Work out the number of lines containing "chart". Answer with nothing but that number.

(Plotting code records)
-=-=-=-=-

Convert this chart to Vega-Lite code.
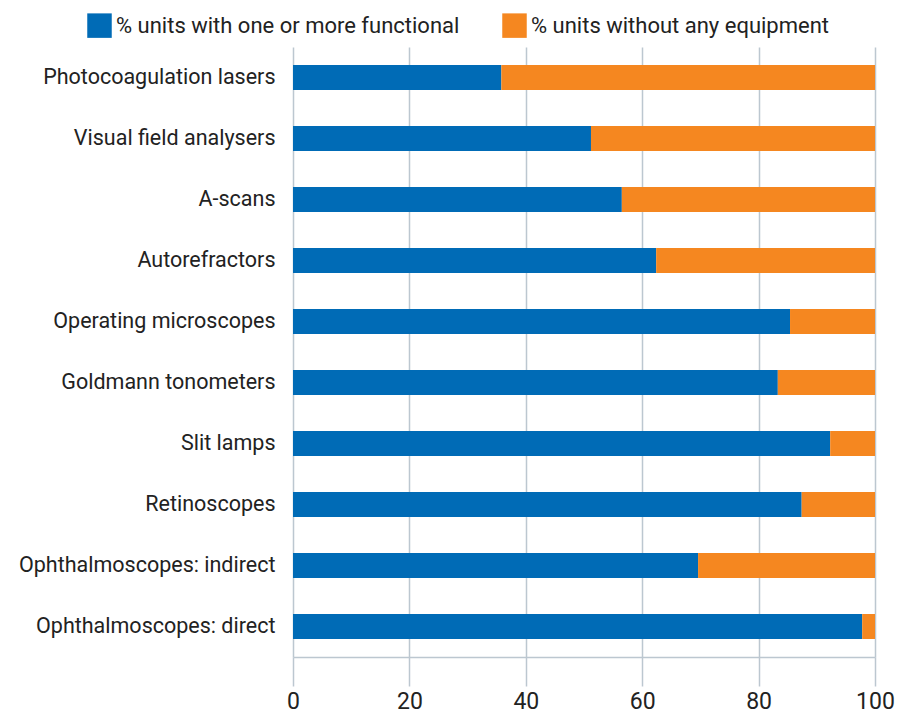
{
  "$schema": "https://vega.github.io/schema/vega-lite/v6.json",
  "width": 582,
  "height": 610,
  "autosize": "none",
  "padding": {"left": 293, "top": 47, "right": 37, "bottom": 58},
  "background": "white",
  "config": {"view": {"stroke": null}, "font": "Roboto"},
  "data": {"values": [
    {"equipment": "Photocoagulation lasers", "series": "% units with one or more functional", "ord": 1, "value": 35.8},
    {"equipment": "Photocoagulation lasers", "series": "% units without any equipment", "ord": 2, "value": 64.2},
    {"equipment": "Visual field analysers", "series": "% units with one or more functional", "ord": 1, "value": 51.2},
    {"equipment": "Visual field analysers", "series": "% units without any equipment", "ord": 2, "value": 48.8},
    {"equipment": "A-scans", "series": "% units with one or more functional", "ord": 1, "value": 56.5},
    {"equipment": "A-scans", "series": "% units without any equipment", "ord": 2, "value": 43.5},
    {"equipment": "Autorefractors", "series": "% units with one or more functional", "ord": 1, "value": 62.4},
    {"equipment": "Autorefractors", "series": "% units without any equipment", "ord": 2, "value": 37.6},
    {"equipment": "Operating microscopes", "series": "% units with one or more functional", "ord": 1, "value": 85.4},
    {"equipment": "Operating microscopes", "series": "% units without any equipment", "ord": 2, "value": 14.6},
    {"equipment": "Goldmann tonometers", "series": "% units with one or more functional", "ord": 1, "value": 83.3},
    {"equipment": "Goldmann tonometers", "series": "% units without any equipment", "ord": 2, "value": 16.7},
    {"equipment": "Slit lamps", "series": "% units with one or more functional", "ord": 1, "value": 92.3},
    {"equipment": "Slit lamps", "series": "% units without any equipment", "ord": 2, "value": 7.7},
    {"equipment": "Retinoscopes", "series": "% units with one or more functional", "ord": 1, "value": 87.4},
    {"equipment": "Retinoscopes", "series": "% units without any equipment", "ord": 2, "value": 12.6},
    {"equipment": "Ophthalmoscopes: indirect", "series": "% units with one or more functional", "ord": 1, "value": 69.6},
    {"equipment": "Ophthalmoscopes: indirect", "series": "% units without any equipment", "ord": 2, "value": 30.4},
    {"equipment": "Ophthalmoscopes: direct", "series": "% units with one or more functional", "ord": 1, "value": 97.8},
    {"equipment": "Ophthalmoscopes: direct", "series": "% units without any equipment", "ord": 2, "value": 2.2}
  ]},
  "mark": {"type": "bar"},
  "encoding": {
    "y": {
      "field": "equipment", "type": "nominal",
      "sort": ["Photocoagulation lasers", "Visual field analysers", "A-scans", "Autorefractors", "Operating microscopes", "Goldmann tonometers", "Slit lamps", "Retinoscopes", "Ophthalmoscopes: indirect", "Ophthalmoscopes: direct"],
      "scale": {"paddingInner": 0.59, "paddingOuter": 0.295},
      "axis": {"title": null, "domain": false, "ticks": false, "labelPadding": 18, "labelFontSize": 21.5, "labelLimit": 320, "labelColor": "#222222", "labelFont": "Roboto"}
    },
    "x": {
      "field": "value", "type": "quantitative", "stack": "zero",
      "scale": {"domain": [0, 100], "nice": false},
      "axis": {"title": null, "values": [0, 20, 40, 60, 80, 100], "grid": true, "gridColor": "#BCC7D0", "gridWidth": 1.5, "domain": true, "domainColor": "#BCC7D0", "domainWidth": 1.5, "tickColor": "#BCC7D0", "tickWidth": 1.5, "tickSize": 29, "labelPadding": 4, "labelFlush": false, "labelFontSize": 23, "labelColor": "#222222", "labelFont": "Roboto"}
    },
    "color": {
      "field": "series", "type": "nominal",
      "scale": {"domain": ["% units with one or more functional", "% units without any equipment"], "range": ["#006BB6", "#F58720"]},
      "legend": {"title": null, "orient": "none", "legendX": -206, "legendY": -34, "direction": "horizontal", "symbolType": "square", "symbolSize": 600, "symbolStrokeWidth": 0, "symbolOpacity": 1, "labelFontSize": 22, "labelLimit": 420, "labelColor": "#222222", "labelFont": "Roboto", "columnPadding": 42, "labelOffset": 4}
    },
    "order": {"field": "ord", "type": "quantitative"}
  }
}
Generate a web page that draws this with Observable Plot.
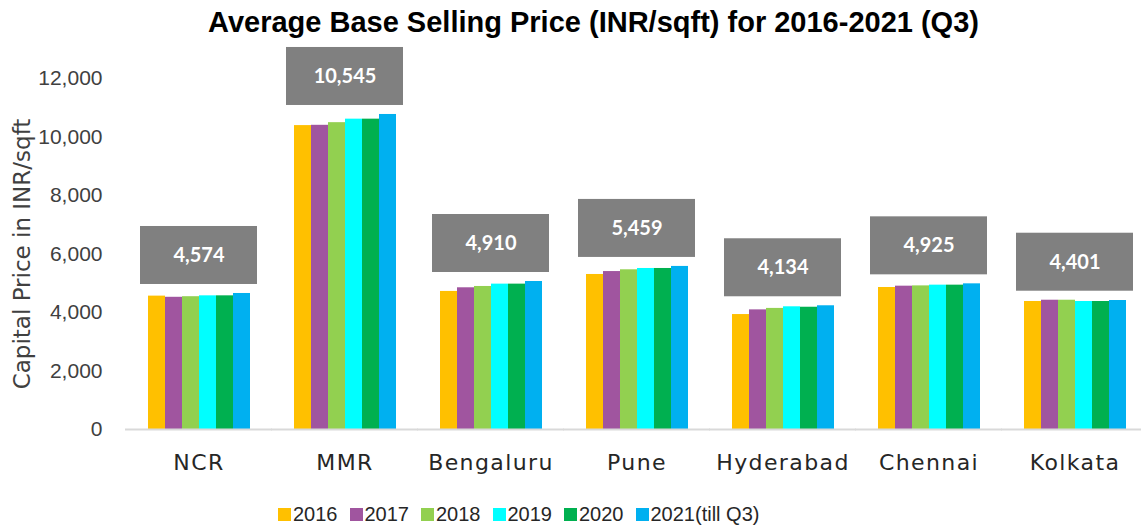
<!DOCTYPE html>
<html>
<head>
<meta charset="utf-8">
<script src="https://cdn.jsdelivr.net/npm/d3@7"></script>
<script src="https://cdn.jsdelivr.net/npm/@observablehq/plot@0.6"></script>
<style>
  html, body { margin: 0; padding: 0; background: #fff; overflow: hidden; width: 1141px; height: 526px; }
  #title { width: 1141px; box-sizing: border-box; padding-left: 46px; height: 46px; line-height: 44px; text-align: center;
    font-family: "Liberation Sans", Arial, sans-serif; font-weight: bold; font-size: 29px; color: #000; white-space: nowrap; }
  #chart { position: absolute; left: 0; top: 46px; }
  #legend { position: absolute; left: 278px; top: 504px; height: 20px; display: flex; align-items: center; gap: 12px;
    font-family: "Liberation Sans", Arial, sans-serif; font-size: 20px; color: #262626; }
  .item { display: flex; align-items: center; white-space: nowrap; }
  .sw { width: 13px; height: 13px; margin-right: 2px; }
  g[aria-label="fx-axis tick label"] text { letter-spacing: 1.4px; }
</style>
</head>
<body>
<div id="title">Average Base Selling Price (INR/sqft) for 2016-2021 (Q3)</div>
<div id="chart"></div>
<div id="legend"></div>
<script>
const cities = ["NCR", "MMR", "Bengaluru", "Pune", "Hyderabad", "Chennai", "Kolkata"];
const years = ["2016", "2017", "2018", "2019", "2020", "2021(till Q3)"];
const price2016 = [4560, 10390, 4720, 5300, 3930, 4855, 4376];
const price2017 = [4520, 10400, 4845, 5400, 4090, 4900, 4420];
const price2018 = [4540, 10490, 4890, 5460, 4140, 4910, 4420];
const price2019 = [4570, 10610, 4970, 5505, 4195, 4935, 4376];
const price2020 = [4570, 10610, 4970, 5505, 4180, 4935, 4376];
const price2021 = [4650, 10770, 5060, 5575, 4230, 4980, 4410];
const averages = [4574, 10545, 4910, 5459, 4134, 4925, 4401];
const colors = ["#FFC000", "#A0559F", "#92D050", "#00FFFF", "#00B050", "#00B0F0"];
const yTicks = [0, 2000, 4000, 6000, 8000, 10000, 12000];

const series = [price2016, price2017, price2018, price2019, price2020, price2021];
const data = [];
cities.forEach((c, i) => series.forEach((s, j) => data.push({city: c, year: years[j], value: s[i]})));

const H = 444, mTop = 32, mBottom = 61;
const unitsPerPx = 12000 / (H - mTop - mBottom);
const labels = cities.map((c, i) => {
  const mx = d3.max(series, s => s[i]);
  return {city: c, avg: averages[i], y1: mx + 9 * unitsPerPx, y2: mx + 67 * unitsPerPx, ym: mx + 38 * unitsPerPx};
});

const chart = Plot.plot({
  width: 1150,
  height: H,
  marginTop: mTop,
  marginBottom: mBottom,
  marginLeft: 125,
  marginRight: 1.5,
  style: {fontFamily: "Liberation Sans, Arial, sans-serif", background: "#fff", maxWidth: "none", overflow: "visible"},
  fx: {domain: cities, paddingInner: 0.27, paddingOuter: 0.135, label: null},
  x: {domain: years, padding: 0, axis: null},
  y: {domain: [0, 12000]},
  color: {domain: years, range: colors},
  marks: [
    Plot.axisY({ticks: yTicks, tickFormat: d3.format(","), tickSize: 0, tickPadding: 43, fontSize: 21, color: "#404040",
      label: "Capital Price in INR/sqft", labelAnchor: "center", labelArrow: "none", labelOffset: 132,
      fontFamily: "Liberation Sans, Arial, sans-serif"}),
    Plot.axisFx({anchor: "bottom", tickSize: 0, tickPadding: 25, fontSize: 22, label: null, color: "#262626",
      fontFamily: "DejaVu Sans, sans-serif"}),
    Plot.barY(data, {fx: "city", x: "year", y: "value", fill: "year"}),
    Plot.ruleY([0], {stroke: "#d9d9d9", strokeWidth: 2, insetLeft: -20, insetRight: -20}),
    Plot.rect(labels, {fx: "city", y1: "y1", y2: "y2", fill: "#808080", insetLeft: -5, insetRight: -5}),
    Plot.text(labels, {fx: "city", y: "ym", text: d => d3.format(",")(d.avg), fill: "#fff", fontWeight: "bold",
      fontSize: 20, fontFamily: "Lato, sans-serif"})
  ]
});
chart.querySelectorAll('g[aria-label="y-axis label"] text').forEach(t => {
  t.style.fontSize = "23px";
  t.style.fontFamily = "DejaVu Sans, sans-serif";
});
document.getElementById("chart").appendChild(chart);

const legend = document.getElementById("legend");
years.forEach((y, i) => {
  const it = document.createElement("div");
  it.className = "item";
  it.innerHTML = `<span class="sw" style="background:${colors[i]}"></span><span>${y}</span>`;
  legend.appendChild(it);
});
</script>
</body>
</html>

-=-=-=-=-

## Response below
6